The Plein Air Art Festival will return to Snowmass Village next week, immersing more than 20 artists in the outdoors as they they sketch and paint their surroundings.
Linda Loeschen, a painter based in Emma, is one of this year’s participants. She’s typically a studio-based artist, documenting images of western life, like horses and young ranch hands, so the landscape-focused plein air experience is relatively new to her.
She said she’s been practicing in the lead-up to the festival, appreciating the “fresh and loose” feeling of outdoor painting, and she’s looking forward to learning from other artists next week. The festival begins several days of work in the field, followed by a public art fair in Snowmass Base Village Aug. 9-10.
Loeschen spoke to Aspen Public Radio’s Kaya Williams in a live interview on Tuesday. Their conversation has been lightly edited for the web version.
Kaya Williams: I'd love to start with your inspiration here in the Roaring Fork Valley. You've been painting for many, many years. A lot of folks will recognize your work from some local shows. What is it that draws you to our natural landscapes?
Linda Loeschen: Way back in the ’70s, my husband and I had a discussion about what we would do if we were independently wealthy. Well, he was a lawyer. He said he would go to med school, which really surprised me. And I said I would go to Aspen, Colorado. Unfortunately, the fantasy came true because he was killed skiing back East. So here I am.
Williams: And you paint a great many different things here in the Roaring Fork Valley — horses, ranches, the mountains around us. When you're out looking for something to paint, what are you looking for? What speaks to you?
Loeschen: Well, it's not subject matter. It's not mountains or water, or all the beauty that's here. It's how the light hits it. So I think what attracts me is contrast, whether it be in color or value, light or dark, texture, size, there's all kinds of contrast. Like, if you have a huge mountain you're looking at and there's a little dot on it, that's what's going to attract me.
Williams: Now, it's my understanding that the concept of plein air painting, which is sitting out in a field and painting these landscapes, is relatively new to you, correct?
Loeschen: Totally.
Williams: So you'll be participating in the upcoming Snowmass Plein Air Festival, which is happening next week. How have you been preparing for this experience?

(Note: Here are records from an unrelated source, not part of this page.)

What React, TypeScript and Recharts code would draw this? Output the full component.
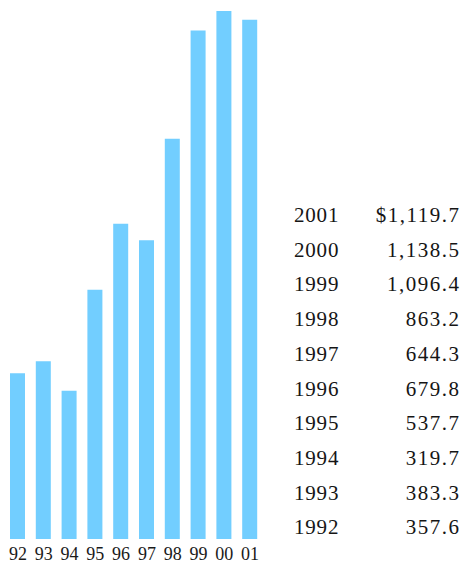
import { BarChart, Bar, XAxis, YAxis } from 'recharts'

const years = [1992, 1993, 1994, 1995, 1996, 1997, 1998, 1999, 2000, 2001]
const tickLabels = ['92', '93', '94', '95', '96', '97', '98', '99', '00', '01']
const values = [357.6, 383.3, 319.7, 537.7, 679.8, 644.3, 863.2, 1096.4, 1138.5, 1119.7]

const data = years.map((y, i) => ({ year: tickLabels[i], value: values[i] }))

const fmt = (v: number) =>
  v.toLocaleString('en-US', { minimumFractionDigits: 1, maximumFractionDigits: 1 })

const serif = '"Liberation Serif", "DejaVu Serif", serif'

export default function App() {
  const rows = years.map((y, i) => ({ y, v: values[i] })).reverse()
  return (
    <div style={{ position: 'absolute', left: 0, top: 0, width: 462, height: 567, background: '#fff' }}>
      <BarChart width={270} height={567} data={data} barSize={15}
        margin={{ top: 11, right: 7, left: 5, bottom: 0 }}>
        <XAxis dataKey="year" axisLine={false} tickLine={false} height={28} interval={0}
          tickMargin={2}
          tick={{ fontSize: 18, fill: '#1a1a1a', fontFamily: serif, letterSpacing: 0 }}/>
        <YAxis hide domain={[0, 1138.5]}/>
        <Bar dataKey="value" fill="#72CEFF" isAnimationActive={false}/>
      </BarChart>
      <div style={{ position: 'absolute', left: 294, top: 198, width: 165,
        fontFamily: serif, fontSize: 21, lineHeight: '34.7px', color: '#151515' }}>
        {rows.map((r, i) => (
          <div key={r.y} style={{ display: 'flex', justifyContent: 'space-between' }}>
            <span style={{ letterSpacing: 0.8 }}>{r.y}</span>
            <span style={{ letterSpacing: 1.5, marginRight: -1.5 }}>{i === 0 ? '$' : ''}{fmt(r.v)}</span>
          </div>
        ))}
      </div>
    </div>
  )
}
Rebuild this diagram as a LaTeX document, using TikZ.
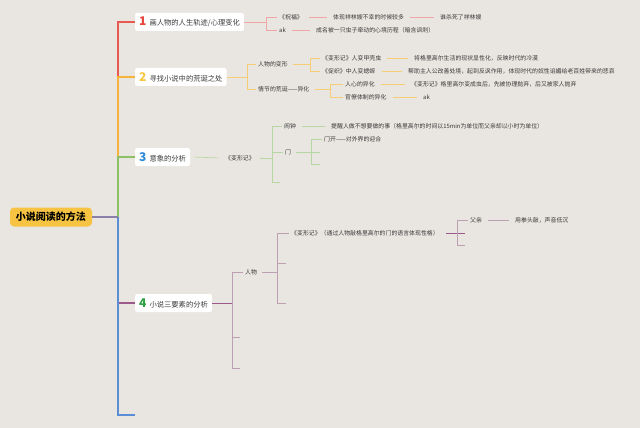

Loeschen: I'm totally intimidated. The artists that are going to be there are really fine plein air painters. I don't know most of them. I did look some of them up, and I'm going, ‘oh my God.’ So I went to Nevada on a workshop (for) plein air. Unfortunately, the weather was terrible, but I did learn how to at least get started.
I mean, I've painted landscapes before, but I didn't know how to get started. And I'm a watercolor artist, and it's totally different than with my acrylics and having to paint fast. So I learned just by working with this group of people, which I loved, and I went out with my painter friends, locally.
And I sort of gave up a lot of my friends, because all I did was paint, and they probably thought I was ignoring them. And, ‘I love you. I'll be back.’
Williams: You said that you have to paint fast when you're in these settings. Why is that?
Loeschen: You just don't have the time. What you're supposed to do — and I have to say, I don't do it — I think a real plein air painter is to finish your painting outside on that day. I have been bringing that work in, when actually it was nice and fresh and loose, and I tried to improve it, and pretty much ruined it by trying to finish in the studio, because I was a studio painter.
Now, I'll say, I'm a studio painter, still, but I'm really working on that plein air.
Williams: And as you look ahead to next week, what are you looking forward to?
Loeschen: To see how well I do, that I come through with successful work. To see the other artists, what they do, that's going to be really fun — meeting them and just getting to work with other artists.